In Lilies of the Field, the nuns’ names typically reflect the personalities of the women, in contrast to I am not Sidney Poitier, where the saintly names are the antithesis of the womens’ character. It seems that Everett deliberately chose names that misrepresent the characters.

We believe that Everett changed the names of the nuns to say something about how names can sometimes be misleading, and therefore aren’t truly representative of their subjects. This can also be seen in the novel through the character, Not Sidney. The story of the novel is rooted in the concept of identity and its relation to name. The struggle that Not Sidney faces being named “Not Sidney Poitier” is the main source of growth and conflict within the novel. Not Sidney searches for identity outside of the presumption that his name brings. Upon introduction most people have an expectation of Not Sidney based on his name. “‘What’s your name?’ a kid would ask. ‘Not Sidney,’ I would say.  ‘Okay, then what is it? ‘I told you. It’s Not Sidney.’ ‘Ain’t nobody called you Sidney.’ ‘No, it’s Not Sidney’” (Everett 13). As the novel progresses however, Not Sidney begins to care less and less about the presumption his name may bring. At the end of the novel, Not Sidney doesn’t bother to correct people who call him by the wrong name. “She said, ‘I just love you, Mr. Poitier.’ I didn’t know why. I asked her name. She said it was Evelyn. I wrote: For Evelyn, All the best, Not Sidney Poitier” (Everett 232).

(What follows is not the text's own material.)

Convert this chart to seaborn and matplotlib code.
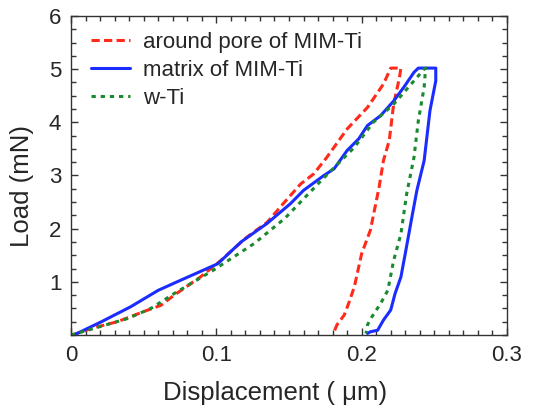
import numpy as np
import pandas as pd
import matplotlib
matplotlib.use("Agg")
import matplotlib.pyplot as plt
import seaborn as sns
from matplotlib.ticker import MultipleLocator

# ---- data ----
blue_x = [0.002, 0.021, 0.041, 0.060, 0.073, 0.101, 0.117, 0.135, 0.151, 0.160, 0.174, 0.181, 0.190,
          0.198, 0.204, 0.213, 0.222, 0.229, 0.236, 0.239, 0.251,
          0.251, 0.247, 0.243, 0.238, 0.235, 0.230, 0.227, 0.223, 0.220, 0.215, 0.211, 0.206, 0.204]
blue_y = [0.0, 0.25, 0.53, 0.84, 1.0, 1.34, 1.75, 2.1, 2.47, 2.72, 3.0, 3.125, 3.47,
          3.69, 3.94, 4.125, 4.4, 4.66, 4.94, 5.02, 5.02,
          4.78, 4.22, 3.28, 2.72, 2.28, 1.53, 1.09, 0.78, 0.47, 0.28, 0.09, 0.06, 0.03]

red_x = [0.001, 0.014, 0.032, 0.050, 0.062, 0.071, 0.089, 0.103, 0.121, 0.135, 0.147, 0.158, 0.167,
         0.176, 0.190, 0.204, 0.215, 0.220, 0.227,
         0.226, 0.222, 0.219, 0.215, 0.212, 0.206, 0.200, 0.195, 0.191, 0.188, 0.183, 0.181]
red_y = [0.0, 0.125, 0.25, 0.44, 0.56, 0.75, 1.09, 1.4, 1.84, 2.12, 2.5, 2.84, 3.03,
         3.34, 3.875, 4.28, 4.72, 5.02, 5.02,
         4.84, 4.34, 3.66, 3.28, 2.78, 1.97, 1.53, 0.91, 0.59, 0.375, 0.19, 0.06]

green_x = [0.0, 0.016, 0.039, 0.055, 0.071, 0.098, 0.126, 0.147, 0.172, 0.195, 0.208, 0.222, 0.236,
           0.243, 0.244,
           0.243, 0.239, 0.236, 0.231, 0.227, 0.222, 0.218, 0.213, 0.207, 0.204, 0.203]
green_y = [0.0, 0.125, 0.31, 0.5, 0.78, 1.22, 1.72, 2.19, 2.9, 3.53, 4.0, 4.34, 4.78,
           5.0, 5.02,
           4.66, 4.03, 3.34, 2.66, 1.9, 1.4, 0.84, 0.59, 0.34, 0.19, 0.03]

labels = ["around pore of MIM-Ti", "matrix of MIM-Ti", "w-Ti"]
x_ticks = [0, 0.1, 0.2, 0.3]
x_tick_labels = ["0", "0.1", "0.2", "0.3"]
y_ticks = [1, 2, 3, 4, 5, 6]

frames = []
for lab, xs, ys in zip(labels, [red_x, blue_x, green_x], [red_y, blue_y, green_y]):
    frames.append(pd.DataFrame({"x": xs, "y": ys, "series": lab}))
df = pd.concat(frames, ignore_index=True)

sns.set_style("ticks")
plt.rcParams["font.family"] = ["Liberation Sans", "DejaVu Sans"]

fig = plt.figure(figsize=(5.39, 4.12), dpi=100)
ax = fig.add_axes([0.1317, 0.1869, 0.8089, 0.7743])

palette = {labels[0]: "#ff2a1a", labels[1]: "#1a2cff", labels[2]: "#1a8a2e"}
dashes = {labels[0]: (2.7, 1.4), labels[1]: "", labels[2]: (1.4, 1.6)}
sns.lineplot(data=df, x="x", y="y", hue="series", style="series", palette=palette,
             dashes=dashes, sort=False, estimator=None,
             linewidth=2.2, ax=ax, legend=True)

ax.set_xlim(0, 0.3)
ax.set_ylim(0, 6)
ax.set_xticks(x_ticks)
ax.set_xticklabels(x_tick_labels)
ax.set_yticks(y_ticks)
ax.xaxis.set_minor_locator(MultipleLocator(0.01))
ax.yaxis.set_minor_locator(MultipleLocator(0.25))
ax.tick_params(which="both", direction="in", top=True, right=True, color="#333333", width=1)
ax.tick_params(which="major", length=5, labelsize=16, pad=7)
ax.tick_params(which="minor", length=3.3)
for s in ax.spines.values():
    s.set_color("#333333")
    s.set_linewidth(1)

ax.set_xlabel("Displacement ( \u03bcm)", fontsize=18.5, va="center")
ax.set_ylabel("Load (mN)", fontsize=18.5, va="center")
ax.xaxis.set_label_coords(0.468, -0.182)
ax.yaxis.set_label_coords(-0.112, 0.467)

leg = ax.legend(loc="upper left", frameon=False, fontsize=16, handlelength=1.75,
                handletextpad=0.6, labelspacing=0.32, borderpad=0, borderaxespad=0,
                bbox_to_anchor=(0.0459, 0.95))

fig.savefig("out.png", dpi=100)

Not Sidney understands that his name does not change who he is, so he simply lets it go. This lesson can be traced to his experiences while driving across the south. At one point while driving Not Sidney comes across a gas station where he is introduced to a man called Rabbit Toe. “ ‘Are you Rabbit Toe?’ I asked. ‘That’s what they call me.’ ‘It’s not your name?’ ‘That’s what they call me,’ he repeated. ‘Why do they call you that?’ I asked. ‘I don’t know.’” (Everett 169). This is one of many interactions Not Sidney experiences on the road that shape his perspective of name and identity.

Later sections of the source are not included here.